Goal
Take the material and output all of it exactly.
** start Data block **
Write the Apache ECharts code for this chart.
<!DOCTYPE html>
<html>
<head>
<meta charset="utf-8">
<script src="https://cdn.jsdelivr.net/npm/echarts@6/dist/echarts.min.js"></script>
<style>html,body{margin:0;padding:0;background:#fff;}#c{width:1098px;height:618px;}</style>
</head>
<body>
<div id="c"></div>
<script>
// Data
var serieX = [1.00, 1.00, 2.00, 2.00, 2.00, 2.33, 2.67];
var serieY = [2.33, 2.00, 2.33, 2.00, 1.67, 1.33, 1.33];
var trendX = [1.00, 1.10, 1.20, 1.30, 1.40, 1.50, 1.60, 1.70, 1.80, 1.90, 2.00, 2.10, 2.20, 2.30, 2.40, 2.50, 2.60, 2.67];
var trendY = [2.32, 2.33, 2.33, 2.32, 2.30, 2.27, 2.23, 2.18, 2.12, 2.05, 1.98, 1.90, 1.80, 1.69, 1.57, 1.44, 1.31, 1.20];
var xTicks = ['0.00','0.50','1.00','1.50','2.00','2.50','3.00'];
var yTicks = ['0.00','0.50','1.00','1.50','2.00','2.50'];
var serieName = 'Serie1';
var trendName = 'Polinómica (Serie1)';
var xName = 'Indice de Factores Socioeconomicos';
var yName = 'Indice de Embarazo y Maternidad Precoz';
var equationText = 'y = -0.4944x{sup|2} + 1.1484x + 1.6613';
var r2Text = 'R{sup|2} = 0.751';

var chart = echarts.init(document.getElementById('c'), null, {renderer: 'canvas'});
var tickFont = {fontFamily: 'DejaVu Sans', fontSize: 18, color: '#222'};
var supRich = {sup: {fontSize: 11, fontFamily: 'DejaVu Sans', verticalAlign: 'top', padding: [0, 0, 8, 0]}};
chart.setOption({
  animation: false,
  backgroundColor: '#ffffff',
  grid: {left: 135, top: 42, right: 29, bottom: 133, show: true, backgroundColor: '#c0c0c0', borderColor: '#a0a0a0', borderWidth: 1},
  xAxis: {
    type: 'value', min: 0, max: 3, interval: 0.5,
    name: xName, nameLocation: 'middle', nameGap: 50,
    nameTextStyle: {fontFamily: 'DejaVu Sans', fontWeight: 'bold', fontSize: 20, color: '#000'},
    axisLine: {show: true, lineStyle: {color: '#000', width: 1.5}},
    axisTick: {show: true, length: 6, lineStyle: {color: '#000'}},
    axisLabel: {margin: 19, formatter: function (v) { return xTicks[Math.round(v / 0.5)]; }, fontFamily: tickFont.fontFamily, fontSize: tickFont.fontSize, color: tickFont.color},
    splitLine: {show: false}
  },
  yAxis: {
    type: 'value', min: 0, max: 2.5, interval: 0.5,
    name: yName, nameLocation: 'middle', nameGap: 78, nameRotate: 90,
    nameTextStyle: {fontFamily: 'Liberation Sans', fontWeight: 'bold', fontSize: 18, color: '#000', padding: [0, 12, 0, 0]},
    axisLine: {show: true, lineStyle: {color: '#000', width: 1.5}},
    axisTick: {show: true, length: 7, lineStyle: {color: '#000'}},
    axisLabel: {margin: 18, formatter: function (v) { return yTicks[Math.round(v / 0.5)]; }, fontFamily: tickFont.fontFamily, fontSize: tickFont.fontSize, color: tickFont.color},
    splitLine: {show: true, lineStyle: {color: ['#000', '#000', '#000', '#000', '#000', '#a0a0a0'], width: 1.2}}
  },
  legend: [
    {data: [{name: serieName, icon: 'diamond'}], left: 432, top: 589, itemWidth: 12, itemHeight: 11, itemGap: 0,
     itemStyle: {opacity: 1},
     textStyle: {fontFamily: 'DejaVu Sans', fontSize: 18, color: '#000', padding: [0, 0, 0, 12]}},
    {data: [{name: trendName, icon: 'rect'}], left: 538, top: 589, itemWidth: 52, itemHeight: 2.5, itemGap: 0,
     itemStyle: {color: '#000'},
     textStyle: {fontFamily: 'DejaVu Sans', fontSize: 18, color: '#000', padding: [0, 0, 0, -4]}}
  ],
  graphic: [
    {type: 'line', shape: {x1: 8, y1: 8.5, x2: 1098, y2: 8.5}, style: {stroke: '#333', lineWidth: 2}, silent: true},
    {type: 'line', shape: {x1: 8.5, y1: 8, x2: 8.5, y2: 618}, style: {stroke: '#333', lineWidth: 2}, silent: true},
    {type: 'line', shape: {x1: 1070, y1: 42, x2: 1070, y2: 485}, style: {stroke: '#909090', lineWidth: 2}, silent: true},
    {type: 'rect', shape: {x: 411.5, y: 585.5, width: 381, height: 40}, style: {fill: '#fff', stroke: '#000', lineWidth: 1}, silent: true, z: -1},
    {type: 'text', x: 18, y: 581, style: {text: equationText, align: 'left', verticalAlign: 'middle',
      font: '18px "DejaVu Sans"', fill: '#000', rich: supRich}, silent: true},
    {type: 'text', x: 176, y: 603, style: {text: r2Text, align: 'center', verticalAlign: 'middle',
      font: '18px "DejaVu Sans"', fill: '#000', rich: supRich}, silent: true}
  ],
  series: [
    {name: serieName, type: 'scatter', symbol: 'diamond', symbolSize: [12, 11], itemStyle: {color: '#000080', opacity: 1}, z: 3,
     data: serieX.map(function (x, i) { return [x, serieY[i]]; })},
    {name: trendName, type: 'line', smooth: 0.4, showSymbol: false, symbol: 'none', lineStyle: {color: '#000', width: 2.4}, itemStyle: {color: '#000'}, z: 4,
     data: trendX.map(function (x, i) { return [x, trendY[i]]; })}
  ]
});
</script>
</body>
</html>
** end Data block **
Response to the exercise
Write the Apache ECharts code for this chart.
<!DOCTYPE html>
<html>
<head>
<meta charset="utf-8">
<script src="https://cdn.jsdelivr.net/npm/echarts@6/dist/echarts.min.js"></script>
<style>html,body{margin:0;padding:0;background:#fff;}#c{width:1098px;height:618px;}</style>
</head>
<body>
<div id="c"></div>
<script>
// Data
var serieX = [1.00, 1.00, 2.00, 2.00, 2.00, 2.33, 2.67];
var serieY = [2.33, 2.00, 2.33, 2.00, 1.67, 1.33, 1.33];
var trendX = [1.00, 1.10, 1.20, 1.30, 1.40, 1.50, 1.60, 1.70, 1.80, 1.90, 2.00, 2.10, 2.20, 2.30, 2.40, 2.50, 2.60, 2.67];
var trendY = [2.32, 2.33, 2.33, 2.32, 2.30, 2.27, 2.23, 2.18, 2.12, 2.05, 1.98, 1.90, 1.80, 1.69, 1.57, 1.44, 1.31, 1.20];
var xTicks = ['0.00','0.50','1.00','1.50','2.00','2.50','3.00'];
var yTicks = ['0.00','0.50','1.00','1.50','2.00','2.50'];
var serieName = 'Serie1';
var trendName = 'Polinómica (Serie1)';
var xName = 'Indice de Factores Socioeconomicos';
var yName = 'Indice de Embarazo y Maternidad Precoz';
var equationText = 'y = -0.4944x{sup|2} + 1.1484x + 1.6613';
var r2Text = 'R{sup|2} = 0.751';

var chart = echarts.init(document.getElementById('c'), null, {renderer: 'canvas'});
var tickFont = {fontFamily: 'DejaVu Sans', fontSize: 18, color: '#222'};
var supRich = {sup: {fontSize: 11, fontFamily: 'DejaVu Sans', verticalAlign: 'top', padding: [0, 0, 8, 0]}};
chart.setOption({
  animation: false,
  backgroundColor: '#ffffff',
  grid: {left: 135, top: 42, right: 29, bottom: 133, show: true, backgroundColor: '#c0c0c0', borderColor: '#a0a0a0', borderWidth: 1},
  xAxis: {
    type: 'value', min: 0, max: 3, interval: 0.5,
    name: xName, nameLocation: 'middle', nameGap: 50,
    nameTextStyle: {fontFamily: 'DejaVu Sans', fontWeight: 'bold', fontSize: 20, color: '#000'},
    axisLine: {show: true, lineStyle: {color: '#000', width: 1.5}},
    axisTick: {show: true, length: 6, lineStyle: {color: '#000'}},
    axisLabel: {margin: 19, formatter: function (v) { return xTicks[Math.round(v / 0.5)]; }, fontFamily: tickFont.fontFamily, fontSize: tickFont.fontSize, color: tickFont.color},
    splitLine: {show: false}
  },
  yAxis: {
    type: 'value', min: 0, max: 2.5, interval: 0.5,
    name: yName, nameLocation: 'middle', nameGap: 78, nameRotate: 90,
    nameTextStyle: {fontFamily: 'Liberation Sans', fontWeight: 'bold', fontSize: 18, color: '#000', padding: [0, 12, 0, 0]},
    axisLine: {show: true, lineStyle: {color: '#000', width: 1.5}},
    axisTick: {show: true, length: 7, lineStyle: {color: '#000'}},
    axisLabel: {margin: 18, formatter: function (v) { return yTicks[Math.round(v / 0.5)]; }, fontFamily: tickFont.fontFamily, fontSize: tickFont.fontSize, color: tickFont.color},
    splitLine: {show: true, lineStyle: {color: ['#000', '#000', '#000', '#000', '#000', '#a0a0a0'], width: 1.2}}
  },
  legend: [
    {data: [{name: serieName, icon: 'diamond'}], left: 432, top: 589, itemWidth: 12, itemHeight: 11, itemGap: 0,
     itemStyle: {opacity: 1},
     textStyle: {fontFamily: 'DejaVu Sans', fontSize: 18, color: '#000', padding: [0, 0, 0, 12]}},
    {data: [{name: trendName, icon: 'rect'}], left: 538, top: 589, itemWidth: 52, itemHeight: 2.5, itemGap: 0,
     itemStyle: {color: '#000'},
     textStyle: {fontFamily: 'DejaVu Sans', fontSize: 18, color: '#000', padding: [0, 0, 0, -4]}}
  ],
  graphic: [
    {type: 'line', shape: {x1: 8, y1: 8.5, x2: 1098, y2: 8.5}, style: {stroke: '#333', lineWidth: 2}, silent: true},
    {type: 'line', shape: {x1: 8.5, y1: 8, x2: 8.5, y2: 618}, style: {stroke: '#333', lineWidth: 2}, silent: true},
    {type: 'line', shape: {x1: 1070, y1: 42, x2: 1070, y2: 485}, style: {stroke: '#909090', lineWidth: 2}, silent: true},
    {type: 'rect', shape: {x: 411.5, y: 585.5, width: 381, height: 40}, style: {fill: '#fff', stroke: '#000', lineWidth: 1}, silent: true, z: -1},
    {type: 'text', x: 18, y: 581, style: {text: equationText, align: 'left', verticalAlign: 'middle',
      font: '18px "DejaVu Sans"', fill: '#000', rich: supRich}, silent: true},
    {type: 'text', x: 176, y: 603, style: {text: r2Text, align: 'center', verticalAlign: 'middle',
      font: '18px "DejaVu Sans"', fill: '#000', rich: supRich}, silent: true}
  ],
  series: [
    {name: serieName, type: 'scatter', symbol: 'diamond', symbolSize: [12, 11], itemStyle: {color: '#000080', opacity: 1}, z: 3,
     data: serieX.map(function (x, i) { return [x, serieY[i]]; })},
    {name: trendName, type: 'line', smooth: 0.4, showSymbol: false, symbol: 'none', lineStyle: {color: '#000', width: 2.4}, itemStyle: {color: '#000'}, z: 4,
     data: trendX.map(function (x, i) { return [x, trendY[i]]; })}
  ]
});
</script>
</body>
</html>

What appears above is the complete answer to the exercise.